■ DATA SECTION:
━━━━

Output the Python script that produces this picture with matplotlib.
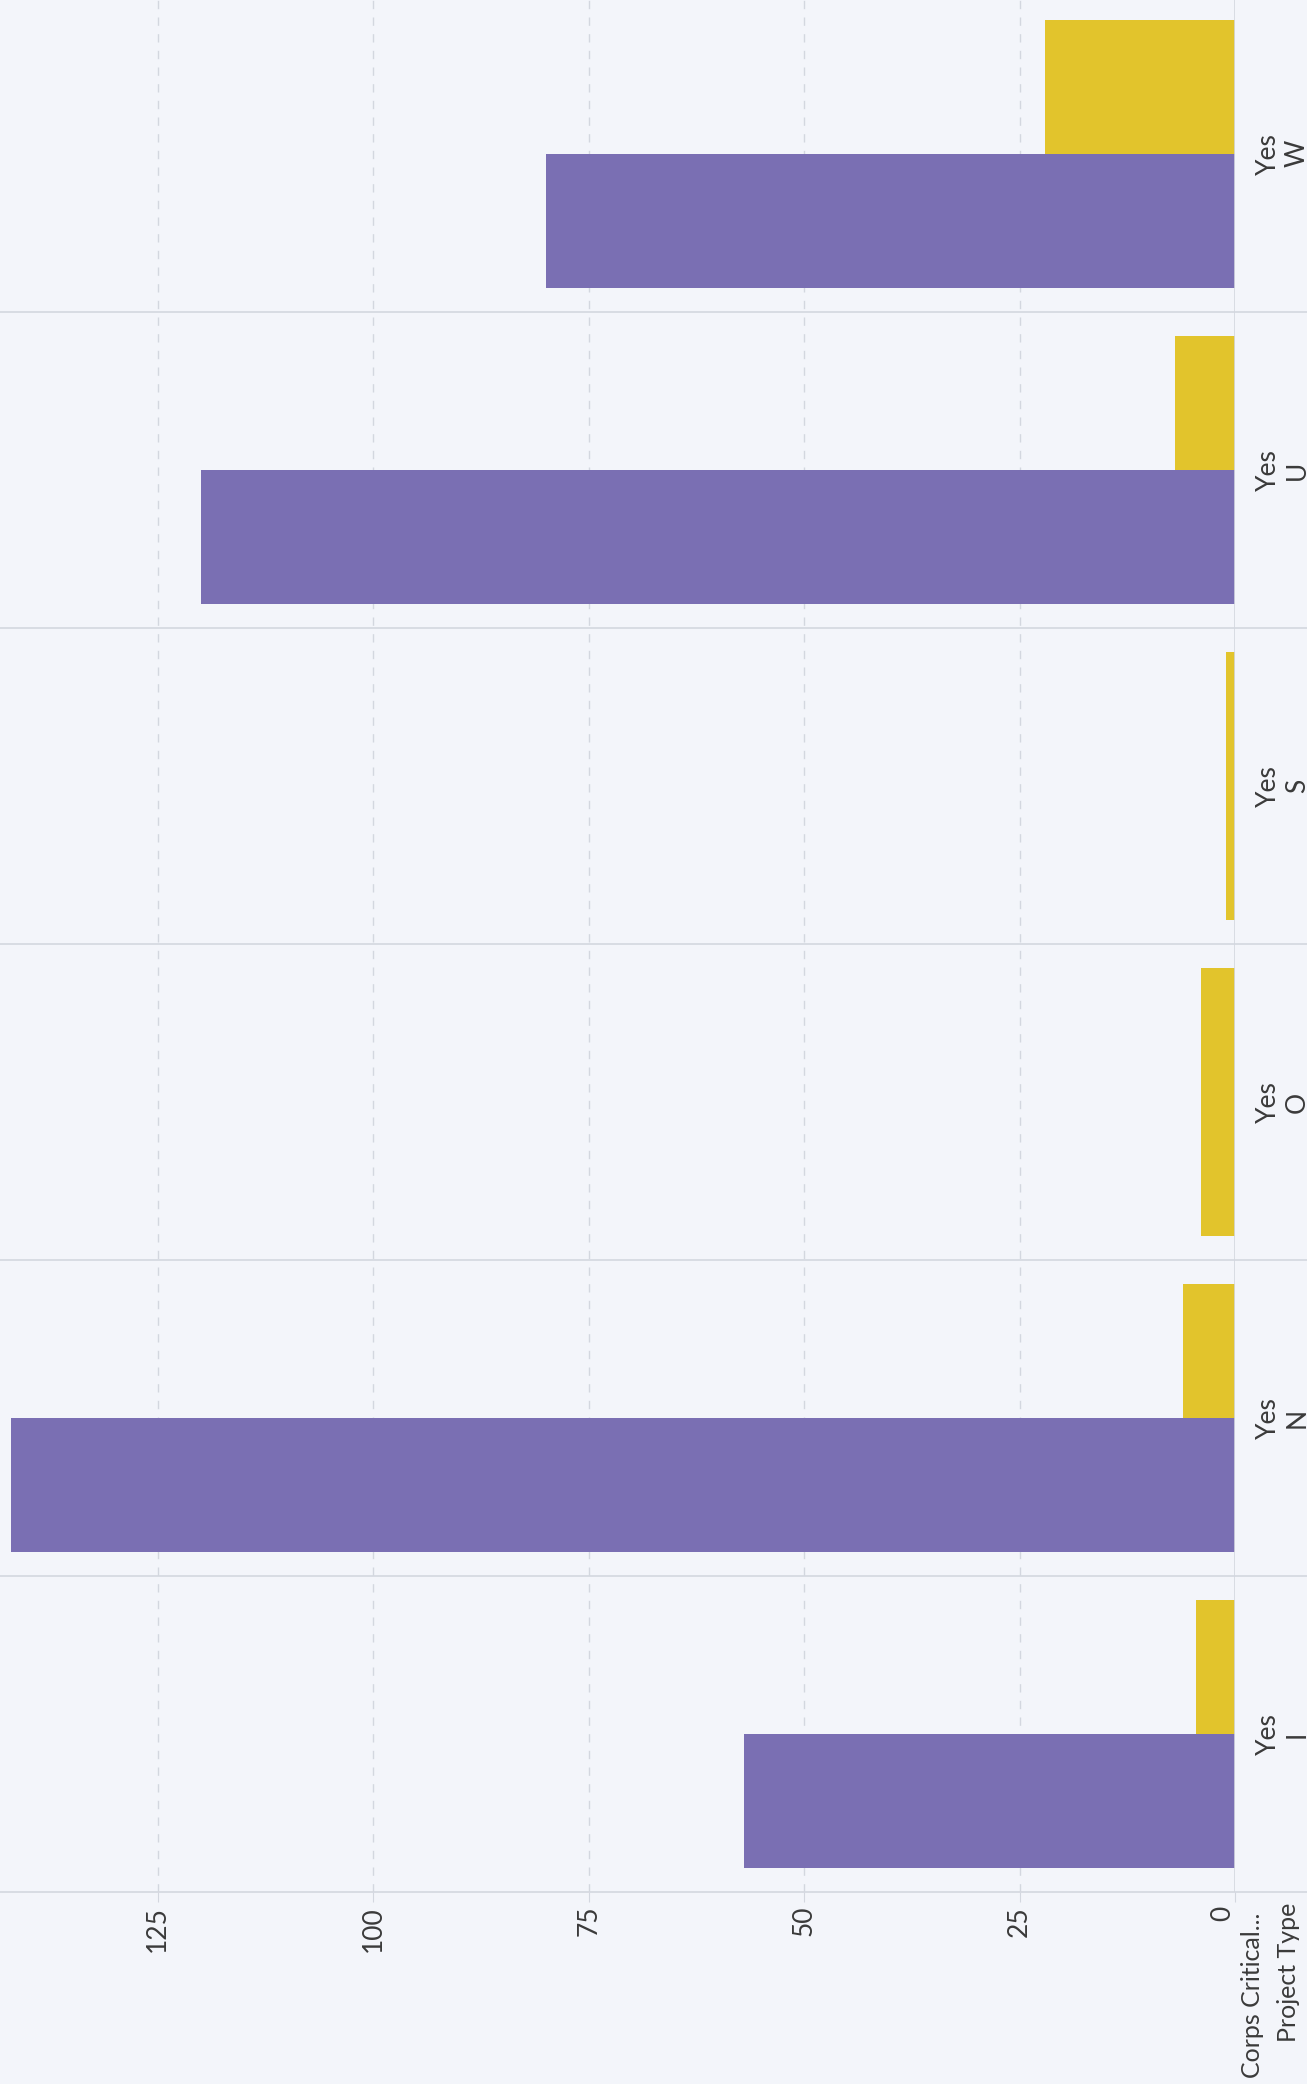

━━━━

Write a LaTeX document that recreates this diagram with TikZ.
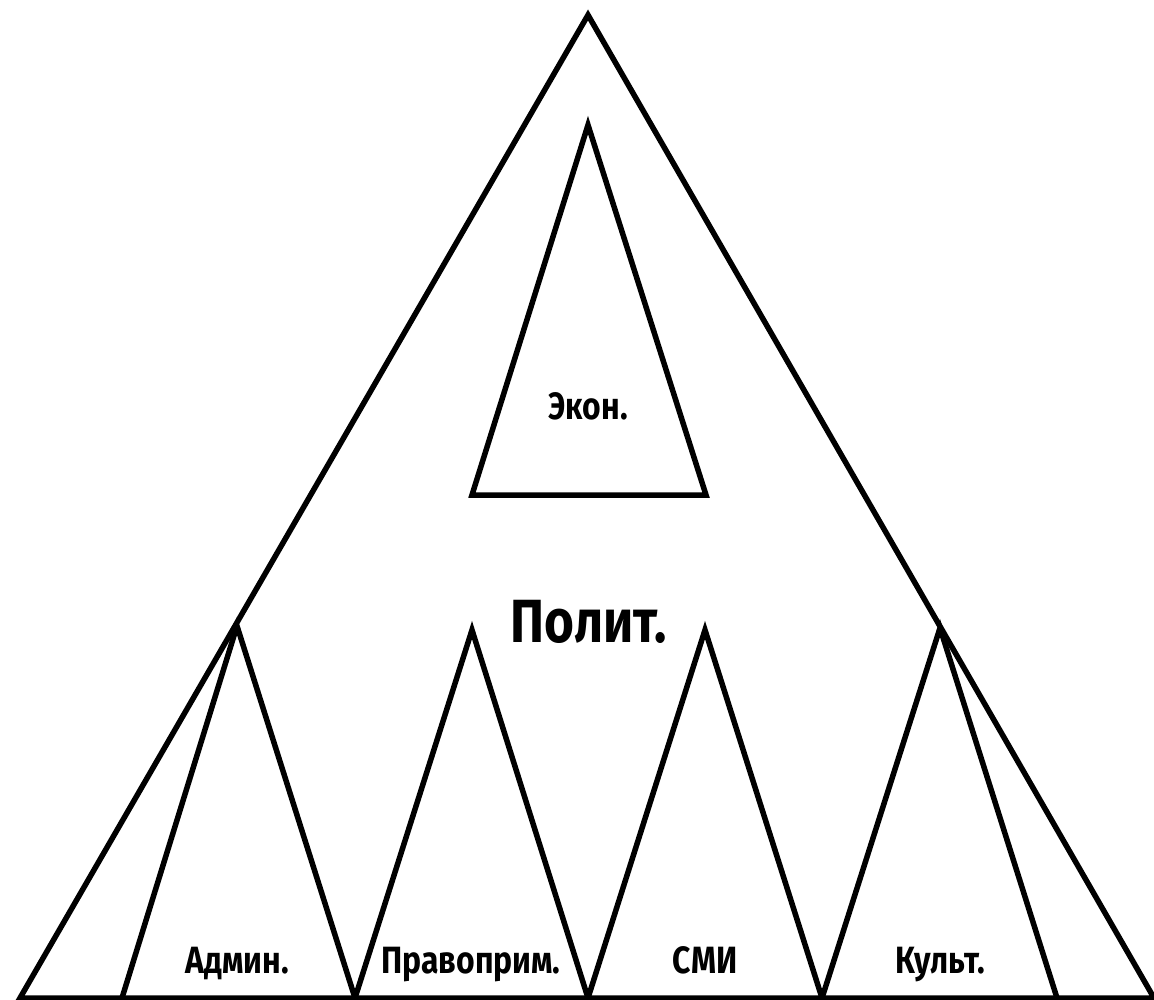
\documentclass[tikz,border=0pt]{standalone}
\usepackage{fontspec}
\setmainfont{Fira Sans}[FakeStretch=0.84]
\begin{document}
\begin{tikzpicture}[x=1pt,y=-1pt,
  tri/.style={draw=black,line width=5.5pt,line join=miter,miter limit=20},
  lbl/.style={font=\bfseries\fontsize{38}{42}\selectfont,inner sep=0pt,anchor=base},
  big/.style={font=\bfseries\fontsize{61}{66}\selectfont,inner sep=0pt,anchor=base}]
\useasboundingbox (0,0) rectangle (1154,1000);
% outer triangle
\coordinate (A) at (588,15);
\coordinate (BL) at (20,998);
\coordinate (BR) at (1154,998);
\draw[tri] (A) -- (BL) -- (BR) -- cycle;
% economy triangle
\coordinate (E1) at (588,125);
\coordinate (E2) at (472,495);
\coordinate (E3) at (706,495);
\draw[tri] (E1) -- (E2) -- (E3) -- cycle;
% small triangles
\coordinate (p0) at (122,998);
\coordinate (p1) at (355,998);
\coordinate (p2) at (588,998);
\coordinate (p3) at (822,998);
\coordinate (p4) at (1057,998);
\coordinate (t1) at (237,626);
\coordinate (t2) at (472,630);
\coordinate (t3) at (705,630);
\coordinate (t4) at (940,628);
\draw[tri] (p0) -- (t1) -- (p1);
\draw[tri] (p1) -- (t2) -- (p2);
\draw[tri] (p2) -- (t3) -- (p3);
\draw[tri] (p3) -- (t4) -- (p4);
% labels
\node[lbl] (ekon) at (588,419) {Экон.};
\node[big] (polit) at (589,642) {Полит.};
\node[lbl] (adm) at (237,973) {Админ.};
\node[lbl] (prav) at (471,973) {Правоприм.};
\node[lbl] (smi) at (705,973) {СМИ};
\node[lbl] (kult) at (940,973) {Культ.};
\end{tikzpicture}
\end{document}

━━━━

■ SET PROBLEM:
Search the preceding listing for "this" and extract every line where it is found.

■ SOLVED PROBLEM:
Output the Python script that produces this picture with matplotlib.
Write a LaTeX document that recreates this diagram with TikZ.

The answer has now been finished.